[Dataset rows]
* * * * * * *
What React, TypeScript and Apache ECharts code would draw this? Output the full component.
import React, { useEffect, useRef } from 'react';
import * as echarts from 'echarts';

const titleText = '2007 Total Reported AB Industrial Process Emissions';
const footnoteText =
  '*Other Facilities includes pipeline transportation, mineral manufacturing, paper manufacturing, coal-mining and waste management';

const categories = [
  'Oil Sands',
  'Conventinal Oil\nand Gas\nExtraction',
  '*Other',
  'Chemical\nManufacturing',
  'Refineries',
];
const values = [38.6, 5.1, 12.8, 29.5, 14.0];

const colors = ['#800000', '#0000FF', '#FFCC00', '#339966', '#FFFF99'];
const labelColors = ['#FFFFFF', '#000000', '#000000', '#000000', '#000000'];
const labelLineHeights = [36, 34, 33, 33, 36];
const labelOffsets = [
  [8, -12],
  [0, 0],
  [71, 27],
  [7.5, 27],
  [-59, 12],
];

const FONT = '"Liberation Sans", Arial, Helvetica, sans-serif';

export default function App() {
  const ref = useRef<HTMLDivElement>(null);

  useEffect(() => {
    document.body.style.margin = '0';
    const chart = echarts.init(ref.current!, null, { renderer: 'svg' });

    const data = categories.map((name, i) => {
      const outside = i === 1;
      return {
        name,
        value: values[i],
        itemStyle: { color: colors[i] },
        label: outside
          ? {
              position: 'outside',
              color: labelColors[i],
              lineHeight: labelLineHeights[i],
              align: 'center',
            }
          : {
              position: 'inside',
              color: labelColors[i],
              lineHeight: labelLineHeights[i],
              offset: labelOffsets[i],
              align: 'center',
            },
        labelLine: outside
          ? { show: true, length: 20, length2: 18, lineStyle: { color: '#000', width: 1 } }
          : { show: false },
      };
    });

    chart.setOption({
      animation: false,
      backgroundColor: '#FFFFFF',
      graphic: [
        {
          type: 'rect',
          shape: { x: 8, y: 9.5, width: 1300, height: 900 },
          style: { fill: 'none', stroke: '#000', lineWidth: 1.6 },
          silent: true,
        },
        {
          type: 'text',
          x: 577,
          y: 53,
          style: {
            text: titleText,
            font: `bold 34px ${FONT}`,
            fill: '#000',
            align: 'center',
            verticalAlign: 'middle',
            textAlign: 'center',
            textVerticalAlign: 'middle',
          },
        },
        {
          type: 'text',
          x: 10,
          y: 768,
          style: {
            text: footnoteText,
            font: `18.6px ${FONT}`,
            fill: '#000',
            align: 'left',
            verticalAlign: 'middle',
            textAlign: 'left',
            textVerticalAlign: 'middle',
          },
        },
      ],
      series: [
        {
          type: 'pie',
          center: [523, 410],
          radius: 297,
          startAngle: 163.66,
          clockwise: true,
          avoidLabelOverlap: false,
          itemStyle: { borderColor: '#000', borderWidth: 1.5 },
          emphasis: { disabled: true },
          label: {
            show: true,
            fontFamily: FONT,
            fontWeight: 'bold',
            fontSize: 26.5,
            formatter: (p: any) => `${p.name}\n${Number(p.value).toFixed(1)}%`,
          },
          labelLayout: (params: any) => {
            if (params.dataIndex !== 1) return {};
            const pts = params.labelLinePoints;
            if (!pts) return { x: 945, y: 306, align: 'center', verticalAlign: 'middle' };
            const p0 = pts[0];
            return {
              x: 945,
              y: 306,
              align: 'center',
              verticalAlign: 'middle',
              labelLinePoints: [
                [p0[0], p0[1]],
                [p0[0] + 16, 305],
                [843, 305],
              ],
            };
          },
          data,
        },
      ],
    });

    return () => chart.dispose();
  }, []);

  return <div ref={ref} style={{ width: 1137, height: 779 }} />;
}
* * * * * * *
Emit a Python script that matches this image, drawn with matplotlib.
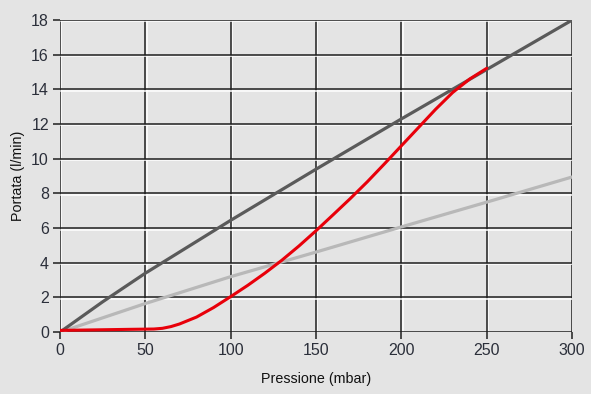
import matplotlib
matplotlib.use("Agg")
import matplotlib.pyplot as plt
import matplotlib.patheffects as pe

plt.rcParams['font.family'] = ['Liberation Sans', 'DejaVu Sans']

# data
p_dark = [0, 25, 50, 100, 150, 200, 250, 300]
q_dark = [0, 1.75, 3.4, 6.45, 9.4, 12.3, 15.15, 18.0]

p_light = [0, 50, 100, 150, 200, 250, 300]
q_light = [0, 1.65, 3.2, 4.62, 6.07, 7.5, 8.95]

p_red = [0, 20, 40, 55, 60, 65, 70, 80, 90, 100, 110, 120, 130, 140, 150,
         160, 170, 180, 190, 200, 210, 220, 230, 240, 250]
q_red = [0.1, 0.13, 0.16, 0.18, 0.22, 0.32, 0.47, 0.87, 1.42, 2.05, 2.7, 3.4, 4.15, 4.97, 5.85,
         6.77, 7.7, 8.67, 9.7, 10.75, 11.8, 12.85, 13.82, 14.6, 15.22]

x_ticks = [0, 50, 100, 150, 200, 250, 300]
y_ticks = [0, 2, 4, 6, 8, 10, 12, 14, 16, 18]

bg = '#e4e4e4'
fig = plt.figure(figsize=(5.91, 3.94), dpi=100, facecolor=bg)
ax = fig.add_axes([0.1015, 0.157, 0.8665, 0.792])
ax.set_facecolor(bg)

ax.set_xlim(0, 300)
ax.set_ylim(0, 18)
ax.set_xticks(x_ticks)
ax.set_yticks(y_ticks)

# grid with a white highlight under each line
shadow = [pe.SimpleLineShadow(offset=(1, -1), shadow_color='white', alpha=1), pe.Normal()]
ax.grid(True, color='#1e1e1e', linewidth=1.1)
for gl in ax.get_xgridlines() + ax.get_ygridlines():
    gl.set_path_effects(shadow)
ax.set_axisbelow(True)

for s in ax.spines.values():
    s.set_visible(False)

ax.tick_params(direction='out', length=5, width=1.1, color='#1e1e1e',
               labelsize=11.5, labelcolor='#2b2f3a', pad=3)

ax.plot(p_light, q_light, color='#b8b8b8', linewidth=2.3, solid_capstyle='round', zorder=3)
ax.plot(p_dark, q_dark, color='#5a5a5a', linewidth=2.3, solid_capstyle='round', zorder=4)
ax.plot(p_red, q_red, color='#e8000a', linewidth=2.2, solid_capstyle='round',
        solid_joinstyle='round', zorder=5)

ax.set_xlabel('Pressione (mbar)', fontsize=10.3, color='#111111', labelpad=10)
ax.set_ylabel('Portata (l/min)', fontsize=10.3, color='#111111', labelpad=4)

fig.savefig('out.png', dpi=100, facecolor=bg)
* * * * * * *
- Stated problem -
Extract, without any images, the part of the material above that opens with the line containing "Emit a Python" and closes with the line containing "plt.rcParams['font.family'] = ['Liberation", both lines included.

- Correct output -
Emit a Python script that matches this image, drawn with matplotlib.
import matplotlib
matplotlib.use("Agg")
import matplotlib.pyplot as plt
import matplotlib.patheffects as pe

plt.rcParams['font.family'] = ['Liberation Sans', 'DejaVu Sans']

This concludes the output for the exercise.